> _Exercise task_
Repeat the material verbatim and drop the pictures.

> _Recorded information_
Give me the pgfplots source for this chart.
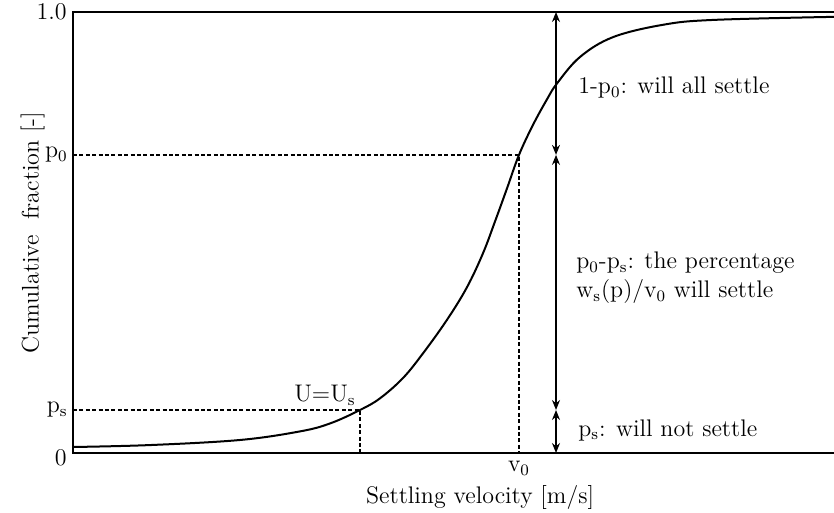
\documentclass[border=0pt,12pt]{standalone}
\usepackage{pgfplots}
\pgfplotsset{compat=1.18}
\usetikzlibrary{calc,arrows.meta}
\begin{document}
\begin{tikzpicture}
\begin{axis}[
  name=ax,
  scale only axis,
  width=380.5pt, height=220.5pt,
  xmin=0, xmax=761, ymin=0, ymax=1,
  axis line style={draw=none},
  xtick={446}, xticklabels={v\textsubscript{0}},
  ytick=\empty,
  xtick pos=bottom,
  major tick length=0pt,
  tick label style={font=\normalsize},
  xlabel={Settling velocity [m/s]},
  ylabel={Cumulative\ \ fraction [-]},
  xlabel style={at={(rel axis cs:0.535,0)}, anchor=north, yshift=-12pt},
  ylabel style={at={(rel axis cs:0,0.5)}, anchor=south, yshift=10pt, xshift=0pt},
  clip=false,
]
\draw[line width=1pt, line cap=rect] (rel axis cs:1,1) -- (rel axis cs:0,1) -- (rel axis cs:0,0) -- (rel axis cs:1,0);
\addplot[black, line width=1pt, smooth, tension=0.6] coordinates {
(0,0.0136) (77,0.018) (167,0.0295) (227,0.049) (257,0.067) (287,0.0975)
(307,0.124) (330,0.170) (350,0.226) (374,0.302) (394,0.376) (410,0.453)
(422,0.525) (434,0.600) (446,0.676) (460,0.744) (474,0.802) (484,0.838)
(507,0.898) (540,0.943) (590,0.971) (640,0.982) (761,0.989)
};
\addplot[black, line width=0.8pt, dash pattern=on 2pt off 1.2pt] coordinates {(0,0.0975) (287,0.0975) (287,0)};
\addplot[black, line width=0.8pt, dash pattern=on 2pt off 1.2pt] coordinates {(0,0.676) (446,0.676) (446,0)};
\addplot[black, line width=0.7pt, {Stealth[length=5pt,width=4pt]}-{Stealth[length=5pt,width=4pt]}] coordinates {(483,0) (483,0.0975)};
\addplot[black, line width=0.7pt, {Stealth[length=5pt,width=4pt]}-{Stealth[length=5pt,width=4pt]}] coordinates {(483,0.0975) (483,0.676)};
\addplot[black, line width=0.7pt, {Stealth[length=5pt,width=4pt]}-{Stealth[length=5pt,width=4pt]}] coordinates {(483,0.676) (483,1)};
\node[anchor=east, inner sep=0pt] at ($(rel axis cs:0,0)+(-3pt,-2.5pt)$) {0};
\node[anchor=east, inner sep=0pt] at ($(rel axis cs:0,0.0975)+(-2.5pt,0)$) {p\textsubscript{s}};
\node[anchor=east, inner sep=0pt] at ($(rel axis cs:0,0.676)+(-2.5pt,0)$) {p\textsubscript{0}};
\node[anchor=east, inner sep=0pt] at ($(rel axis cs:0,1)+(-3pt,0)$) {1.0};
\node[anchor=south east, inner sep=1pt] at (axis cs:285,0.102) {U=U\textsubscript{s}};
\node[anchor=west, inner sep=0pt] at (axis cs:505,0.828) {1-p\textsubscript{0}: will all settle};
\node[anchor=west, inner sep=0pt, align=left] at (axis cs:503,0.397) {p\textsubscript{0}-p\textsubscript{s}: the percentage\\w\textsubscript{s}(p)/v\textsubscript{0} will settle};
\node[anchor=west, inner sep=0pt] at (axis cs:505,0.052) {p\textsubscript{s}: will not settle};
\end{axis}
\pgfresetboundingbox
\path ($(ax.south west)+(-36.5pt,-30pt)$) rectangle ($(ax.north east)+(0,6pt)$);
\end{tikzpicture}
\end{document}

> _Written reply_
Give me the pgfplots source for this chart.
\documentclass[border=0pt,12pt]{standalone}
\usepackage{pgfplots}
\pgfplotsset{compat=1.18}
\usetikzlibrary{calc,arrows.meta}
\begin{document}
\begin{tikzpicture}
\begin{axis}[
  name=ax,
  scale only axis,
  width=380.5pt, height=220.5pt,
  xmin=0, xmax=761, ymin=0, ymax=1,
  axis line style={draw=none},
  xtick={446}, xticklabels={v\textsubscript{0}},
  ytick=\empty,
  xtick pos=bottom,
  major tick length=0pt,
  tick label style={font=\normalsize},
  xlabel={Settling velocity [m/s]},
  ylabel={Cumulative\ \ fraction [-]},
  xlabel style={at={(rel axis cs:0.535,0)}, anchor=north, yshift=-12pt},
  ylabel style={at={(rel axis cs:0,0.5)}, anchor=south, yshift=10pt, xshift=0pt},
  clip=false,
]
\draw[line width=1pt, line cap=rect] (rel axis cs:1,1) -- (rel axis cs:0,1) -- (rel axis cs:0,0) -- (rel axis cs:1,0);
\addplot[black, line width=1pt, smooth, tension=0.6] coordinates {
(0,0.0136) (77,0.018) (167,0.0295) (227,0.049) (257,0.067) (287,0.0975)
(307,0.124) (330,0.170) (350,0.226) (374,0.302) (394,0.376) (410,0.453)
(422,0.525) (434,0.600) (446,0.676) (460,0.744) (474,0.802) (484,0.838)
(507,0.898) (540,0.943) (590,0.971) (640,0.982) (761,0.989)
};
\addplot[black, line width=0.8pt, dash pattern=on 2pt off 1.2pt] coordinates {(0,0.0975) (287,0.0975) (287,0)};
\addplot[black, line width=0.8pt, dash pattern=on 2pt off 1.2pt] coordinates {(0,0.676) (446,0.676) (446,0)};
\addplot[black, line width=0.7pt, {Stealth[length=5pt,width=4pt]}-{Stealth[length=5pt,width=4pt]}] coordinates {(483,0) (483,0.0975)};
\addplot[black, line width=0.7pt, {Stealth[length=5pt,width=4pt]}-{Stealth[length=5pt,width=4pt]}] coordinates {(483,0.0975) (483,0.676)};
\addplot[black, line width=0.7pt, {Stealth[length=5pt,width=4pt]}-{Stealth[length=5pt,width=4pt]}] coordinates {(483,0.676) (483,1)};
\node[anchor=east, inner sep=0pt] at ($(rel axis cs:0,0)+(-3pt,-2.5pt)$) {0};
\node[anchor=east, inner sep=0pt] at ($(rel axis cs:0,0.0975)+(-2.5pt,0)$) {p\textsubscript{s}};
\node[anchor=east, inner sep=0pt] at ($(rel axis cs:0,0.676)+(-2.5pt,0)$) {p\textsubscript{0}};
\node[anchor=east, inner sep=0pt] at ($(rel axis cs:0,1)+(-3pt,0)$) {1.0};
\node[anchor=south east, inner sep=1pt] at (axis cs:285,0.102) {U=U\textsubscript{s}};
\node[anchor=west, inner sep=0pt] at (axis cs:505,0.828) {1-p\textsubscript{0}: will all settle};
\node[anchor=west, inner sep=0pt, align=left] at (axis cs:503,0.397) {p\textsubscript{0}-p\textsubscript{s}: the percentage\\w\textsubscript{s}(p)/v\textsubscript{0} will settle};
\node[anchor=west, inner sep=0pt] at (axis cs:505,0.052) {p\textsubscript{s}: will not settle};
\end{axis}
\pgfresetboundingbox
\path ($(ax.south west)+(-36.5pt,-30pt)$) rectangle ($(ax.north east)+(0,6pt)$);
\end{tikzpicture}
\end{document}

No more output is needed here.